***** PROVIDED ENTRIES *****

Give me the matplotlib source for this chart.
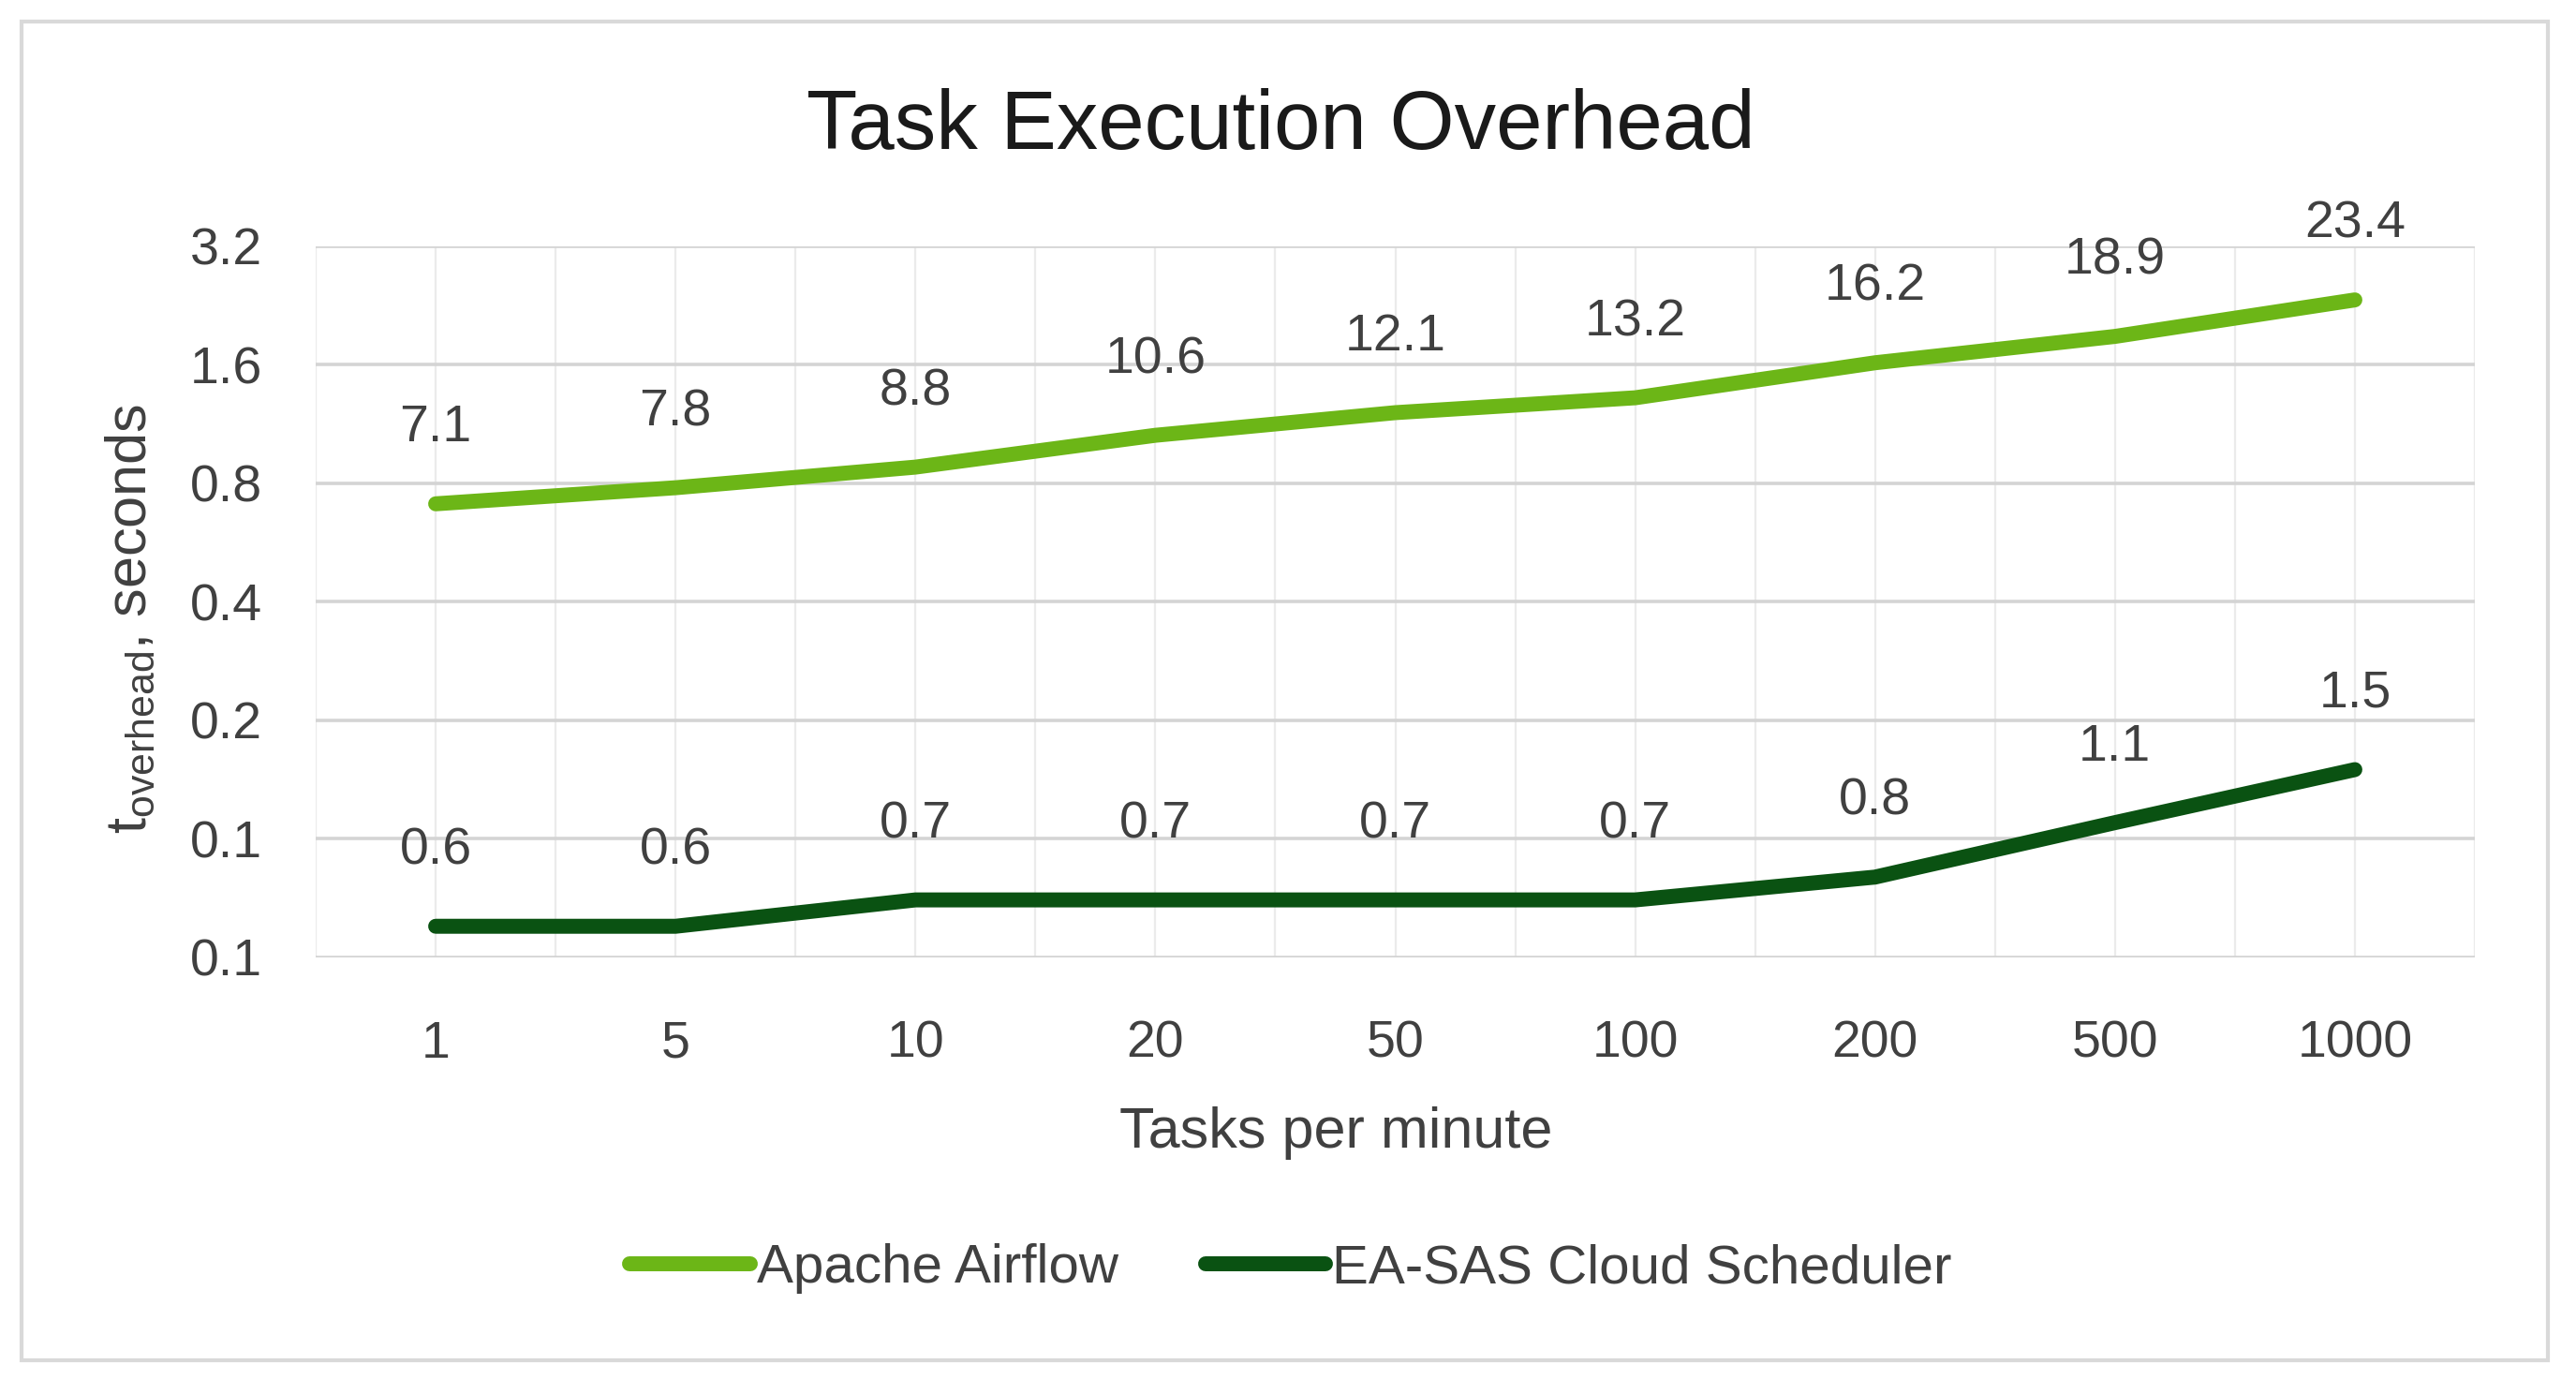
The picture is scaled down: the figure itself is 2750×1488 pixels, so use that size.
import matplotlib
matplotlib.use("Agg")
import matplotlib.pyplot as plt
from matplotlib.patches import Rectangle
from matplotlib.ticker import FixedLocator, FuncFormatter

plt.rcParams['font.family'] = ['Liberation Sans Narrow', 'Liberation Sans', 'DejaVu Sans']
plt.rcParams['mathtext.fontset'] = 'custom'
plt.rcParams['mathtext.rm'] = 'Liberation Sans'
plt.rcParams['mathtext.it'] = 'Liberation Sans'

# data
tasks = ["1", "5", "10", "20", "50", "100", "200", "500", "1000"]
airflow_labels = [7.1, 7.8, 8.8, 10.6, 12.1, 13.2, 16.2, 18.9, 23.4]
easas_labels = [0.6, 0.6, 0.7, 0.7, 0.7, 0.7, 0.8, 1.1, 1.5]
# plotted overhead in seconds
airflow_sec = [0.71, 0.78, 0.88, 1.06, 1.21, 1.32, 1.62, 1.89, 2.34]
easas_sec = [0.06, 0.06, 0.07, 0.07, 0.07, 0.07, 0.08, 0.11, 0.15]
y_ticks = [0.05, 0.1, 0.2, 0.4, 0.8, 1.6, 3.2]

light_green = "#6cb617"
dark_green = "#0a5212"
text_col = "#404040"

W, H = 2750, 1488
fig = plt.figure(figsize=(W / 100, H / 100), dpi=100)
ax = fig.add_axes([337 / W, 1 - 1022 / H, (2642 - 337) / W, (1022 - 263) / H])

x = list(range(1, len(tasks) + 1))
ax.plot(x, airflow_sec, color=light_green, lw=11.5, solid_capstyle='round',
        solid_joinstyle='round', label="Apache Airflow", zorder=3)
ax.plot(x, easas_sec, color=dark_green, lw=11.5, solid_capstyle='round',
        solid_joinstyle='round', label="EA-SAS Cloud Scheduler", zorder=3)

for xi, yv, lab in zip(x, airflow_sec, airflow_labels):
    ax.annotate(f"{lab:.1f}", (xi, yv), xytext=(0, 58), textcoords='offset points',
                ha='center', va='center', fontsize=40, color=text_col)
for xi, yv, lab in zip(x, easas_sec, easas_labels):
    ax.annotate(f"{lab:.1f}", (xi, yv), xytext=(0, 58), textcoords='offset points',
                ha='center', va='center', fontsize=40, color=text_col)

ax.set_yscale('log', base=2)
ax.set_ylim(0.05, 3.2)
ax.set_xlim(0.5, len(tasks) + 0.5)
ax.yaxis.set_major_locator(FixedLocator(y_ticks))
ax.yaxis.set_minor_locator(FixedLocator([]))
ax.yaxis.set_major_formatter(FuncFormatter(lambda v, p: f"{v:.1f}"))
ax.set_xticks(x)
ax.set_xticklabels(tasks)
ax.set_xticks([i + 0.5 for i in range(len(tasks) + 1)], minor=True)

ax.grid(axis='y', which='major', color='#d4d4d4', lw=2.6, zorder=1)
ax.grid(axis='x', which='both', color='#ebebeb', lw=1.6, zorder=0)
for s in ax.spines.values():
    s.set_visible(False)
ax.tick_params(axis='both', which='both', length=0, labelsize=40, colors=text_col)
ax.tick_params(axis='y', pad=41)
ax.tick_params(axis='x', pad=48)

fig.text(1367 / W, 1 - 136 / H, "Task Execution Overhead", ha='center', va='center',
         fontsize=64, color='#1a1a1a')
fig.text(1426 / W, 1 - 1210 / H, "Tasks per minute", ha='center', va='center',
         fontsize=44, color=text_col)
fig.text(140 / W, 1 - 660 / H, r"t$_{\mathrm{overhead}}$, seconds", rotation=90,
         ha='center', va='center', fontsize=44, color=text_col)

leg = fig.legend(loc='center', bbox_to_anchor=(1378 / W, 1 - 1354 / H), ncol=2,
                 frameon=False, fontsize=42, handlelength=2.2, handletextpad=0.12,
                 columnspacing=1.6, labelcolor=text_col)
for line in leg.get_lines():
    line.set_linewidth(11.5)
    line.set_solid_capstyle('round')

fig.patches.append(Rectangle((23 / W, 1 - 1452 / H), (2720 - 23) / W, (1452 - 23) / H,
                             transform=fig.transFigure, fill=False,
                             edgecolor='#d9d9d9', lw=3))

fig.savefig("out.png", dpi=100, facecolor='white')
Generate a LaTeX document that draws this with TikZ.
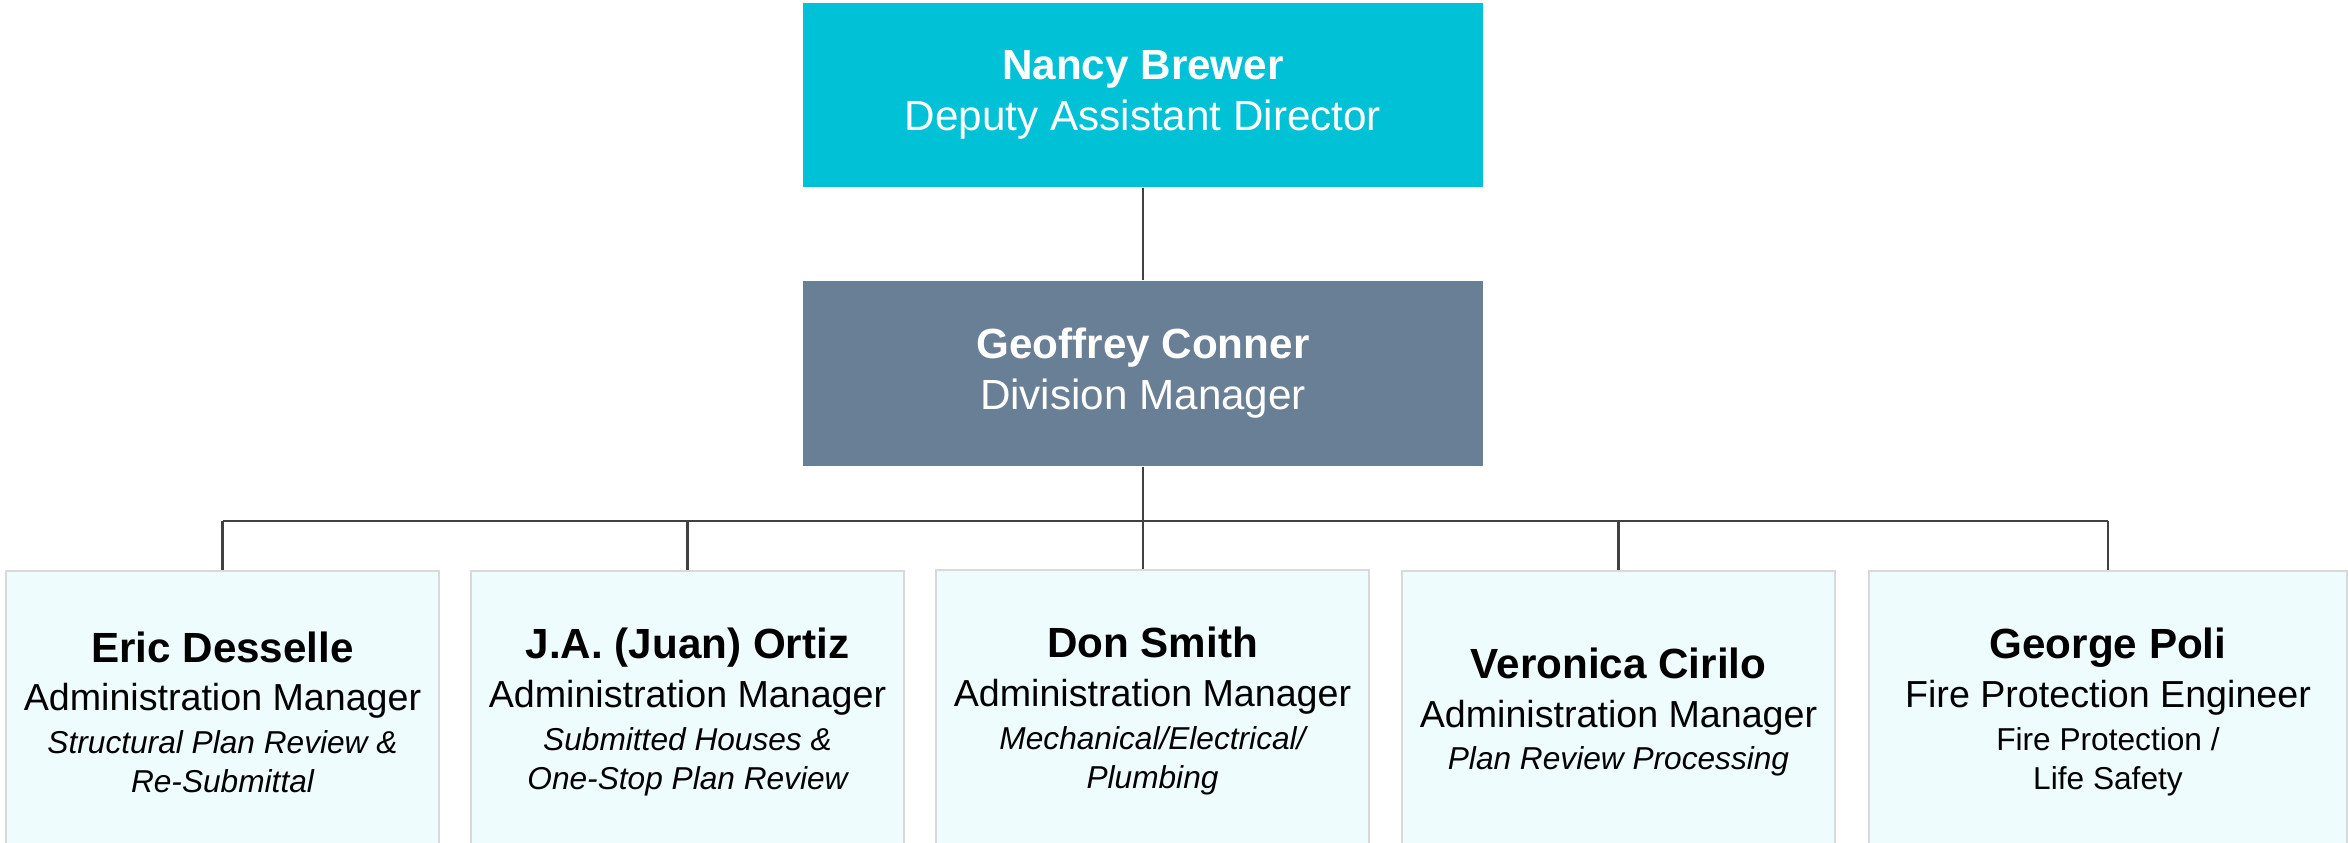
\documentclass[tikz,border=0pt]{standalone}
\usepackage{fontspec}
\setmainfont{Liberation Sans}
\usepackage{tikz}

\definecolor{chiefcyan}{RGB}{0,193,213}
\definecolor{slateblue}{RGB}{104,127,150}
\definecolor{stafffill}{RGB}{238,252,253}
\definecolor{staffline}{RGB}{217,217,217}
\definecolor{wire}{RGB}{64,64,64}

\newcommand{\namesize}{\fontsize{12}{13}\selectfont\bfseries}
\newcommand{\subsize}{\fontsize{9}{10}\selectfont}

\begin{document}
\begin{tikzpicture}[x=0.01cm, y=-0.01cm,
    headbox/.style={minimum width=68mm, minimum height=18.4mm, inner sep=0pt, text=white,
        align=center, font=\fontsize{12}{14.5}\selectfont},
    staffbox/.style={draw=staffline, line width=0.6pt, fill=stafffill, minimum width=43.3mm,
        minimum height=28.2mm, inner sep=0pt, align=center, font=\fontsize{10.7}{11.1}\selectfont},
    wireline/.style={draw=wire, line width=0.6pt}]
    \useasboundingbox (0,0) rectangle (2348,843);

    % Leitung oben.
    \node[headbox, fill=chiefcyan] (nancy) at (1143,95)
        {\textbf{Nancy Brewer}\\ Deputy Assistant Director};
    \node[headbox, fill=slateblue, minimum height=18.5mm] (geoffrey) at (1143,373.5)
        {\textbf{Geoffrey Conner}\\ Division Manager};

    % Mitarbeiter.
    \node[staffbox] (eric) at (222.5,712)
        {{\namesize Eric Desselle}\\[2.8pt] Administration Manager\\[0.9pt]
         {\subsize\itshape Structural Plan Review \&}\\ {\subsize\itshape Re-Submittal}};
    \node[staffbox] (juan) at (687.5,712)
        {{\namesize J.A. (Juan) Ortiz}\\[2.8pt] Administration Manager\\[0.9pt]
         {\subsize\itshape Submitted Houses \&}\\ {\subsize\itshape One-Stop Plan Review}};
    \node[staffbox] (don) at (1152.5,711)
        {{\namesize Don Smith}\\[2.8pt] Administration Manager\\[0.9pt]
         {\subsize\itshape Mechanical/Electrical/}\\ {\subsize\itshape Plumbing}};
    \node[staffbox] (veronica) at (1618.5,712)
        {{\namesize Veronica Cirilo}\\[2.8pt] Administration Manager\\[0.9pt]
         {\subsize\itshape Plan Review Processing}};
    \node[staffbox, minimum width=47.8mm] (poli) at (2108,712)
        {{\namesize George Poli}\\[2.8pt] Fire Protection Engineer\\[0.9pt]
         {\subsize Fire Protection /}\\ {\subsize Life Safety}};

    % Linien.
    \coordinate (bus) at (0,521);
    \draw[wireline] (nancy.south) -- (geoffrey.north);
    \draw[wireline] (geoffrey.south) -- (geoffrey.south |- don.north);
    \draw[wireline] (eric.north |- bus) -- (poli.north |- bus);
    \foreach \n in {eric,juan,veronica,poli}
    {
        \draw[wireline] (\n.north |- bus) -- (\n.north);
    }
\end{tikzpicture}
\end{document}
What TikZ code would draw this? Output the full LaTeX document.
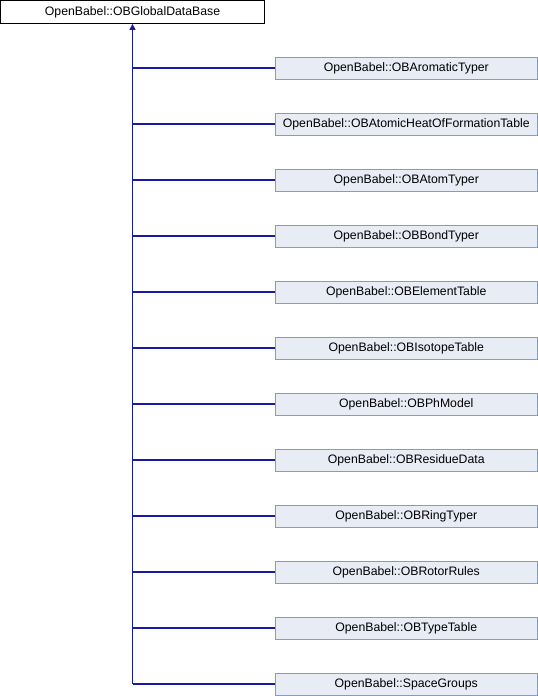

*****

● **WHAT THIS TASK INVOLVES**:
Give nothing but the count of lines in the listing above that hold the string "matplotlib".

● **SOLUTION TO THIS EXERCISE**:
6